AIM => Set down exactly the lines from the one with "Convert this chart to Bokeh code." to the one with "from bokeh.resources import INLINE", both included, and no line outside that range.

MATERIAL FOR THIS TASK =>
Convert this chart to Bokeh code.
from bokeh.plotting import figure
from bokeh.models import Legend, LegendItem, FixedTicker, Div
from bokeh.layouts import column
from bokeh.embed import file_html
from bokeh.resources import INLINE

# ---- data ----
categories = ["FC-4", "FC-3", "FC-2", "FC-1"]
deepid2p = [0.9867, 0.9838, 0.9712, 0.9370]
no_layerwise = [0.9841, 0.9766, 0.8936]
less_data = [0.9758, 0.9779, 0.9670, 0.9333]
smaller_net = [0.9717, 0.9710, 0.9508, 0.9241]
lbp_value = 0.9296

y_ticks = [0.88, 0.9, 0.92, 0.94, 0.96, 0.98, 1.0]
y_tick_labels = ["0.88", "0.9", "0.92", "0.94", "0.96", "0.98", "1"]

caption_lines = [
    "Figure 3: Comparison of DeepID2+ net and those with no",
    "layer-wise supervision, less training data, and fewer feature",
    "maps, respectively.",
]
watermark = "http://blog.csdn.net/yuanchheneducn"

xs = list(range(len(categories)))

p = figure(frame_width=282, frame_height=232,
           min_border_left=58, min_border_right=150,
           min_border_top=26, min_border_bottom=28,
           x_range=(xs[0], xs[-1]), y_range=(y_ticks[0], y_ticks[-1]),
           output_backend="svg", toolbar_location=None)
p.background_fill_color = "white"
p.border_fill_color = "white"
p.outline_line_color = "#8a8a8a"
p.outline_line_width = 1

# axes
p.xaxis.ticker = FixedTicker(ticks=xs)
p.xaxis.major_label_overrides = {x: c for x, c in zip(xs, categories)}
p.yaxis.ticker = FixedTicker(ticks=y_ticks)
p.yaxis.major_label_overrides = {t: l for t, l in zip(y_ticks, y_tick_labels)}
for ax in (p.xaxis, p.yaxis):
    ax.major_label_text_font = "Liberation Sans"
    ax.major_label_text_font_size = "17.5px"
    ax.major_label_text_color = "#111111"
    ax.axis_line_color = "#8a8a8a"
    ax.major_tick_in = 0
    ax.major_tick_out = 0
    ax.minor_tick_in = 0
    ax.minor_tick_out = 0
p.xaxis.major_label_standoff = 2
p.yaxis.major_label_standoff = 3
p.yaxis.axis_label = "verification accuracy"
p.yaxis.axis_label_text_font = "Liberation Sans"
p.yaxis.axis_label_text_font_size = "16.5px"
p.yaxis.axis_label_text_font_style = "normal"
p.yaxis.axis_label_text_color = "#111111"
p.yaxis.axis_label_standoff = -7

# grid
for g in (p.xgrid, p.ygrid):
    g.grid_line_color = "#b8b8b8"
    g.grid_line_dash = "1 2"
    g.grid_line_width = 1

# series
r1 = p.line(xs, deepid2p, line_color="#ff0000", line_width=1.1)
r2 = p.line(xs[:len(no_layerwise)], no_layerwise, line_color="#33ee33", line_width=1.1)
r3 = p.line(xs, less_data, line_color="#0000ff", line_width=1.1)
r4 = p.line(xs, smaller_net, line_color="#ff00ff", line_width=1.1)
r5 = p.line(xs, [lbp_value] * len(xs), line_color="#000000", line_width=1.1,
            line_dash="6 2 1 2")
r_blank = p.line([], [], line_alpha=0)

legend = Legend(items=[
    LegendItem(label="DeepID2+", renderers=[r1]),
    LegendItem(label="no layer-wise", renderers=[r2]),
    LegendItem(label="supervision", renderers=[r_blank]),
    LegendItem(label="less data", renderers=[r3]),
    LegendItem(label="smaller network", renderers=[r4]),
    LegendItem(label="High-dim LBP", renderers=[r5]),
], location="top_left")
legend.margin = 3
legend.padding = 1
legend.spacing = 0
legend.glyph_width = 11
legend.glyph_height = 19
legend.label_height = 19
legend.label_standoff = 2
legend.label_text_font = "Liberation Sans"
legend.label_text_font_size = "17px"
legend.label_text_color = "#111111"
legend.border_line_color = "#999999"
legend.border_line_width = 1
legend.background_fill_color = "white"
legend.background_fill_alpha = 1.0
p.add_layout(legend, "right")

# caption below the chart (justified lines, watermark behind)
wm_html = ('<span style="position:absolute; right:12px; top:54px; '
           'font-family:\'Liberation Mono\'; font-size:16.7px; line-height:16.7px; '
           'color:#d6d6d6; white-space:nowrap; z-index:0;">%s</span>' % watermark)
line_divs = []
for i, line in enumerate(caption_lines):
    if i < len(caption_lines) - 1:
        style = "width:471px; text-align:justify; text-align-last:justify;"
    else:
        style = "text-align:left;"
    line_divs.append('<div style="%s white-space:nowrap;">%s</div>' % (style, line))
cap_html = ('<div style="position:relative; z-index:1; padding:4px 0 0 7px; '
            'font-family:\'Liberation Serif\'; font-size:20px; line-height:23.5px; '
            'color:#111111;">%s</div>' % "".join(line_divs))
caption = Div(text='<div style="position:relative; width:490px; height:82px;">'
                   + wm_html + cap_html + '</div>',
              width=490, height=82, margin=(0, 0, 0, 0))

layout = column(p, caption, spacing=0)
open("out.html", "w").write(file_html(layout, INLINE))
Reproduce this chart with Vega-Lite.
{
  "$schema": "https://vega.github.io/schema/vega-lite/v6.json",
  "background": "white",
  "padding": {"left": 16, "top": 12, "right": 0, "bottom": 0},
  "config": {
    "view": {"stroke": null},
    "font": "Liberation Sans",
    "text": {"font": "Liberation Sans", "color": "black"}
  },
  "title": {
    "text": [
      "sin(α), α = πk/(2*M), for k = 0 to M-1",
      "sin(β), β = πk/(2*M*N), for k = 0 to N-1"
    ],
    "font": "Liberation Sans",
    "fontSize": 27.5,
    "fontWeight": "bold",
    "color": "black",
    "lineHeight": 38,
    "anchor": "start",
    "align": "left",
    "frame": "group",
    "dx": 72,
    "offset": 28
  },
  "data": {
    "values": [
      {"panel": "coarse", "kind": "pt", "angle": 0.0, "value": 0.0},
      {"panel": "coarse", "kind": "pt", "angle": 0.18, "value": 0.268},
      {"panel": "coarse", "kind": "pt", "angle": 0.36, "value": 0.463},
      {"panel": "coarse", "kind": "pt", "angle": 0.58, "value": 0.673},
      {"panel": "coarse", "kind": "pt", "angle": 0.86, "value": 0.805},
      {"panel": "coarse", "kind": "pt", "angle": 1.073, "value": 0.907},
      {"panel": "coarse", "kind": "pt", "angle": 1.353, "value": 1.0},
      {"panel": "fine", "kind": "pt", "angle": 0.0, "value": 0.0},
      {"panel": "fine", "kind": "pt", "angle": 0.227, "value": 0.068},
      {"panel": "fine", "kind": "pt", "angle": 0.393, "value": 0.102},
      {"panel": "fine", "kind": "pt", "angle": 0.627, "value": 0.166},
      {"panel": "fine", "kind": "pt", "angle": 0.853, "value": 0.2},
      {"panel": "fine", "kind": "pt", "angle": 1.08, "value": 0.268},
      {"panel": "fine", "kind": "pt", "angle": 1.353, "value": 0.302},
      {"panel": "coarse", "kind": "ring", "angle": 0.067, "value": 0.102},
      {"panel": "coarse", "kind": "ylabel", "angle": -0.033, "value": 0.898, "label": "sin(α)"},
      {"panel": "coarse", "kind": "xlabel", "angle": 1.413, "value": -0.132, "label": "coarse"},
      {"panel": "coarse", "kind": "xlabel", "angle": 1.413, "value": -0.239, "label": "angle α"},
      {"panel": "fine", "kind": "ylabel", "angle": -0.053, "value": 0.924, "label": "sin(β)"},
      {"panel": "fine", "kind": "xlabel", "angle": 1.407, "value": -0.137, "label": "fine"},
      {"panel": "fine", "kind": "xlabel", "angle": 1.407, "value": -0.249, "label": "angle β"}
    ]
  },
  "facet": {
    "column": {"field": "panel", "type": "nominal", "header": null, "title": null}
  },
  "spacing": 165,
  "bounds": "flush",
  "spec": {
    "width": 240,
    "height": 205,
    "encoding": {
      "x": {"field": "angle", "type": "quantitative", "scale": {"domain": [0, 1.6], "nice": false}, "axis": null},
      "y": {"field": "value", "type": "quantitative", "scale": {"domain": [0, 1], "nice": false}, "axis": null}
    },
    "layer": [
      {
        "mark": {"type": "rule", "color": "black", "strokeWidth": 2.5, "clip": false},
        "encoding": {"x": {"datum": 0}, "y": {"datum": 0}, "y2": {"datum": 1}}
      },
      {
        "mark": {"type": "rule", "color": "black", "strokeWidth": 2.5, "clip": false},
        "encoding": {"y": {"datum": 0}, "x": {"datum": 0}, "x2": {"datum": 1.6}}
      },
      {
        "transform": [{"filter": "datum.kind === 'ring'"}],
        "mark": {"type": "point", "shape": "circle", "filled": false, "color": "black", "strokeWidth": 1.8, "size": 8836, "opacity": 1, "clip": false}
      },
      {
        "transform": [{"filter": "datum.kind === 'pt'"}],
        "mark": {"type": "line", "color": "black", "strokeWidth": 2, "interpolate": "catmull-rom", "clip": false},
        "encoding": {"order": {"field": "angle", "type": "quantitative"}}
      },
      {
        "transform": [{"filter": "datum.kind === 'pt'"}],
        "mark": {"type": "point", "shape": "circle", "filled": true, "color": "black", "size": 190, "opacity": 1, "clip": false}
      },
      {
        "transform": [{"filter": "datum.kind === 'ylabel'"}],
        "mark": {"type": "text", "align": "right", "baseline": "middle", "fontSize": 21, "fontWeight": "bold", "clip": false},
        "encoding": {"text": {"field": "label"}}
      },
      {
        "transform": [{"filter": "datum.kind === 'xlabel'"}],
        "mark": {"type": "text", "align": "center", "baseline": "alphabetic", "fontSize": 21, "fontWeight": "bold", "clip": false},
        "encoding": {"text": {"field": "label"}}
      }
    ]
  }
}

* * *

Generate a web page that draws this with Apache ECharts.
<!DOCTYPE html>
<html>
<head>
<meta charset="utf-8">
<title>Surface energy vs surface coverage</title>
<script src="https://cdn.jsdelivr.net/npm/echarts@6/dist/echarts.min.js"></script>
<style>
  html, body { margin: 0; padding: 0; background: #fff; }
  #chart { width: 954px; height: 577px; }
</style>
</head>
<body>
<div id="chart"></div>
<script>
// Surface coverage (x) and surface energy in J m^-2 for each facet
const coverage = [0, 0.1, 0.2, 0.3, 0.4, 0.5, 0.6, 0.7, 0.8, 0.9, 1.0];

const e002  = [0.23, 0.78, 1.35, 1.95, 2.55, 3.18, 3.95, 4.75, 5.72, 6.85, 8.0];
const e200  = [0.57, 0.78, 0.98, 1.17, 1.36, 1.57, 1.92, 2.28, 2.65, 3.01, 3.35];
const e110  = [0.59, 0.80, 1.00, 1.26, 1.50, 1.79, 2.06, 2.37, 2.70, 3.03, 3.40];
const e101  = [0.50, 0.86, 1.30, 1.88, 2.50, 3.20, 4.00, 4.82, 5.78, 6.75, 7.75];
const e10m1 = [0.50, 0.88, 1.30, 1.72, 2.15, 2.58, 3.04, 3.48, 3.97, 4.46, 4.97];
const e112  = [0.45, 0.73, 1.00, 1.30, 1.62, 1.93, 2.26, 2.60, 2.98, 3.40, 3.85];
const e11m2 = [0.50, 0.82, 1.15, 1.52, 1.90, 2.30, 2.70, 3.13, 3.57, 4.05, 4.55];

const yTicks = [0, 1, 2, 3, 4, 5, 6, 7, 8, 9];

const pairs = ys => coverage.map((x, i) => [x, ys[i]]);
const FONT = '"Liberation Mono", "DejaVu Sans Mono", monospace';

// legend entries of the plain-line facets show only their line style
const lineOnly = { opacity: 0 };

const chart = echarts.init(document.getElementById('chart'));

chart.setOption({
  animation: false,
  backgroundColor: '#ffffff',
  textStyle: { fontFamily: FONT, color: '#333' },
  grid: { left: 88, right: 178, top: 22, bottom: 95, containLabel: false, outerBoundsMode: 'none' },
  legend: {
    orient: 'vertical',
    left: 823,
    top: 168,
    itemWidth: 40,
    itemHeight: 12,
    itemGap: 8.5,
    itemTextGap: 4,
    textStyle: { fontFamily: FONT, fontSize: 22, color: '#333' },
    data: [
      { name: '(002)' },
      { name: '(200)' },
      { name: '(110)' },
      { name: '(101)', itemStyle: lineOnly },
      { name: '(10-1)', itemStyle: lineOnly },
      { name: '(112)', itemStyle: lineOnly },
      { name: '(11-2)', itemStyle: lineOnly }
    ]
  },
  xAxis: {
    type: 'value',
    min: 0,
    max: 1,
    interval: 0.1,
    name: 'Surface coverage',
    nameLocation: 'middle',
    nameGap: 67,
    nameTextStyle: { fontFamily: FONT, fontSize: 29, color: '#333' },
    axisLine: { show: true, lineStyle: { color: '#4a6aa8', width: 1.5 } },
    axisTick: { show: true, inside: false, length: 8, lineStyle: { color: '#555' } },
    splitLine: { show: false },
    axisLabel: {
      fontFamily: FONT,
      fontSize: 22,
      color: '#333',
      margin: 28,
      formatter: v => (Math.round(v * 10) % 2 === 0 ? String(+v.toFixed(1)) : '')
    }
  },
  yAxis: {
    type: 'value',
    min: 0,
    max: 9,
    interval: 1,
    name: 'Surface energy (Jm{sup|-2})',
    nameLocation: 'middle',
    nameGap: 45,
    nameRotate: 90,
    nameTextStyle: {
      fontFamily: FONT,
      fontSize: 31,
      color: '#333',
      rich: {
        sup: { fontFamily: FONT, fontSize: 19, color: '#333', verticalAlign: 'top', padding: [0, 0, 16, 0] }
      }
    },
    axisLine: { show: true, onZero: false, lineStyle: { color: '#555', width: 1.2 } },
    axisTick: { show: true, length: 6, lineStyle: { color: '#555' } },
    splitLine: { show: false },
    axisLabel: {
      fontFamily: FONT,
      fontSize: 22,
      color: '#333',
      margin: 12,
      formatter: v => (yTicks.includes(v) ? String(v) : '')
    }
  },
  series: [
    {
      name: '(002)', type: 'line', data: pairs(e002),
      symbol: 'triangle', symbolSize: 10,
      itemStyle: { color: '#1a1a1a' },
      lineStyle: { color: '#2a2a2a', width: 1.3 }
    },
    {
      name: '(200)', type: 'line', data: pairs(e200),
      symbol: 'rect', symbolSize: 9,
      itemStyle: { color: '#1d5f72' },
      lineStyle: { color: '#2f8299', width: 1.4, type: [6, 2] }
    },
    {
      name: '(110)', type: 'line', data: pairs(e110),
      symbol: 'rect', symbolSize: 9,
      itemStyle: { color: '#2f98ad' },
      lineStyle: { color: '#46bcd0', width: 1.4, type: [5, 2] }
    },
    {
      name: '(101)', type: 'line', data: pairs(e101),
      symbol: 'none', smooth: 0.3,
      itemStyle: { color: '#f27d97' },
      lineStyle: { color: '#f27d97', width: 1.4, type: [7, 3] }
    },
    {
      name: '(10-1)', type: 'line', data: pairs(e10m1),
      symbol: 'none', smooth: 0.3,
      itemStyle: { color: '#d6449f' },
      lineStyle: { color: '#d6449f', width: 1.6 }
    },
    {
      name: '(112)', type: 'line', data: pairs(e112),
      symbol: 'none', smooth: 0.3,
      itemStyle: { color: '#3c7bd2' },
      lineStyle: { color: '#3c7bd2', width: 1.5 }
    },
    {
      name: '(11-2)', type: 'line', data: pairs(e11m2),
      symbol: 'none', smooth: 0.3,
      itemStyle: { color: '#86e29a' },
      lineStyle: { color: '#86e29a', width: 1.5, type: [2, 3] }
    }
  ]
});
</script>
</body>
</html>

SOLUTION FOR THIS TASK =>
Convert this chart to Bokeh code.
from bokeh.plotting import figure
from bokeh.models import Legend, LegendItem, FixedTicker, Div
from bokeh.layouts import column
from bokeh.embed import file_html
from bokeh.resources import INLINE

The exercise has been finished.